**Your goal**
Take the data below and repeat it exactly.

--- BEGIN Source excerpt ---

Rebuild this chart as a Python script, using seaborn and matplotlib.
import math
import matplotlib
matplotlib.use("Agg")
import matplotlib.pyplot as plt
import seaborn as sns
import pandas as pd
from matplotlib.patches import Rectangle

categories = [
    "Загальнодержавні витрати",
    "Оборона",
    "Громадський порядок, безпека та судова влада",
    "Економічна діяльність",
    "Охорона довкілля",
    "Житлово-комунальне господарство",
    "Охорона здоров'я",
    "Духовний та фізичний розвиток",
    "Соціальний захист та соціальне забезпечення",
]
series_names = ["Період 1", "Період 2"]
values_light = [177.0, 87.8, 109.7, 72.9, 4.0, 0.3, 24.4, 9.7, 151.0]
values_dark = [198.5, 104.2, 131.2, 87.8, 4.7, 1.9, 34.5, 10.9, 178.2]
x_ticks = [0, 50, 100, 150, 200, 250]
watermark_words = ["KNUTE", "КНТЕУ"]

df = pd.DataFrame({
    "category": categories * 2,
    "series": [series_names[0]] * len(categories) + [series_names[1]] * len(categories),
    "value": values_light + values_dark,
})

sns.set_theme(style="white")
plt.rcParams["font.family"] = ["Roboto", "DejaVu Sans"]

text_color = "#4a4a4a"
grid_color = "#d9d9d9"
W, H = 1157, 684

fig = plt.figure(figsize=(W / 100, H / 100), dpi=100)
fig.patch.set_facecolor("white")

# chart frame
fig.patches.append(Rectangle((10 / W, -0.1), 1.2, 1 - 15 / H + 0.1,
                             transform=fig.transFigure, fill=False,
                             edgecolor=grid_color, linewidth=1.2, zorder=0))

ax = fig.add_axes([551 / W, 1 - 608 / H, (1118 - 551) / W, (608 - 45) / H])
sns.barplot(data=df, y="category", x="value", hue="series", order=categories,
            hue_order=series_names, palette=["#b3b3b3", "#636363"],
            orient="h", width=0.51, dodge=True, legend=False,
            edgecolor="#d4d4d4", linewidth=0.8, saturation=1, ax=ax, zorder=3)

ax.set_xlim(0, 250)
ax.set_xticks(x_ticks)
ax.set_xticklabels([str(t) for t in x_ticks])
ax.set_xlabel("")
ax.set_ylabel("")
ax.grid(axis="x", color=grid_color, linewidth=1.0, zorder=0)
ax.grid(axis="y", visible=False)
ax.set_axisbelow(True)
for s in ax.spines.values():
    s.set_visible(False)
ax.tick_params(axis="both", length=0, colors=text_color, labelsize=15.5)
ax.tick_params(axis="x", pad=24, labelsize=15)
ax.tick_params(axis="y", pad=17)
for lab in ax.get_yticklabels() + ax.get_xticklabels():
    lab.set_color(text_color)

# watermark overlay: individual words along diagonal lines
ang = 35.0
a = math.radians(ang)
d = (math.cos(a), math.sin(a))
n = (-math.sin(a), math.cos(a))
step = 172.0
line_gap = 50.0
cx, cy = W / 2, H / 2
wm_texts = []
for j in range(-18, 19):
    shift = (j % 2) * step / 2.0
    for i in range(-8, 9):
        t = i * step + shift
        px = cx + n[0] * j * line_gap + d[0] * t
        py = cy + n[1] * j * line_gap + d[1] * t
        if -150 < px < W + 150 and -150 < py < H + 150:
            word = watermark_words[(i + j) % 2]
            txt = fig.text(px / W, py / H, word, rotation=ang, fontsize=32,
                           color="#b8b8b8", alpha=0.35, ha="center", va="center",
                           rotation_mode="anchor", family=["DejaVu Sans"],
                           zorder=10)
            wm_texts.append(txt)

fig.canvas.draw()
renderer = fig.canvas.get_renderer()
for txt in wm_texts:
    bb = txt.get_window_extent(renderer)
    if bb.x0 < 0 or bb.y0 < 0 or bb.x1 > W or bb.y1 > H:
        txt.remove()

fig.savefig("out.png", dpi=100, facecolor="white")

--- END Source excerpt ---

**Worked answer**
Rebuild this chart as a Python script, using seaborn and matplotlib.
import math
import matplotlib
matplotlib.use("Agg")
import matplotlib.pyplot as plt
import seaborn as sns
import pandas as pd
from matplotlib.patches import Rectangle

categories = [
    "Загальнодержавні витрати",
    "Оборона",
    "Громадський порядок, безпека та судова влада",
    "Економічна діяльність",
    "Охорона довкілля",
    "Житлово-комунальне господарство",
    "Охорона здоров'я",
    "Духовний та фізичний розвиток",
    "Соціальний захист та соціальне забезпечення",
]
series_names = ["Період 1", "Період 2"]
values_light = [177.0, 87.8, 109.7, 72.9, 4.0, 0.3, 24.4, 9.7, 151.0]
values_dark = [198.5, 104.2, 131.2, 87.8, 4.7, 1.9, 34.5, 10.9, 178.2]
x_ticks = [0, 50, 100, 150, 200, 250]
watermark_words = ["KNUTE", "КНТЕУ"]

df = pd.DataFrame({
    "category": categories * 2,
    "series": [series_names[0]] * len(categories) + [series_names[1]] * len(categories),
    "value": values_light + values_dark,
})

sns.set_theme(style="white")
plt.rcParams["font.family"] = ["Roboto", "DejaVu Sans"]

text_color = "#4a4a4a"
grid_color = "#d9d9d9"
W, H = 1157, 684

fig = plt.figure(figsize=(W / 100, H / 100), dpi=100)
fig.patch.set_facecolor("white")

# chart frame
fig.patches.append(Rectangle((10 / W, -0.1), 1.2, 1 - 15 / H + 0.1,
                             transform=fig.transFigure, fill=False,
                             edgecolor=grid_color, linewidth=1.2, zorder=0))

ax = fig.add_axes([551 / W, 1 - 608 / H, (1118 - 551) / W, (608 - 45) / H])
sns.barplot(data=df, y="category", x="value", hue="series", order=categories,
            hue_order=series_names, palette=["#b3b3b3", "#636363"],
            orient="h", width=0.51, dodge=True, legend=False,
            edgecolor="#d4d4d4", linewidth=0.8, saturation=1, ax=ax, zorder=3)

ax.set_xlim(0, 250)
ax.set_xticks(x_ticks)
ax.set_xticklabels([str(t) for t in x_ticks])
ax.set_xlabel("")
ax.set_ylabel("")
ax.grid(axis="x", color=grid_color, linewidth=1.0, zorder=0)
ax.grid(axis="y", visible=False)
ax.set_axisbelow(True)
for s in ax.spines.values():
    s.set_visible(False)
ax.tick_params(axis="both", length=0, colors=text_color, labelsize=15.5)
ax.tick_params(axis="x", pad=24, labelsize=15)
ax.tick_params(axis="y", pad=17)
for lab in ax.get_yticklabels() + ax.get_xticklabels():
    lab.set_color(text_color)

# watermark overlay: individual words along diagonal lines
ang = 35.0
a = math.radians(ang)
d = (math.cos(a), math.sin(a))
n = (-math.sin(a), math.cos(a))
step = 172.0
line_gap = 50.0
cx, cy = W / 2, H / 2
wm_texts = []
for j in range(-18, 19):
    shift = (j % 2) * step / 2.0
    for i in range(-8, 9):
        t = i * step + shift
        px = cx + n[0] * j * line_gap + d[0] * t
        py = cy + n[1] * j * line_gap + d[1] * t
        if -150 < px < W + 150 and -150 < py < H + 150:
            word = watermark_words[(i + j) % 2]
            txt = fig.text(px / W, py / H, word, rotation=ang, fontsize=32,
                           color="#b8b8b8", alpha=0.35, ha="center", va="center",
                           rotation_mode="anchor", family=["DejaVu Sans"],
                           zorder=10)
            wm_texts.append(txt)

fig.canvas.draw()
renderer = fig.canvas.get_renderer()
for txt in wm_texts:
    bb = txt.get_window_extent(renderer)
    if bb.x0 < 0 or bb.y0 < 0 or bb.x1 > W or bb.y1 > H:
        txt.remove()

fig.savefig("out.png", dpi=100, facecolor="white")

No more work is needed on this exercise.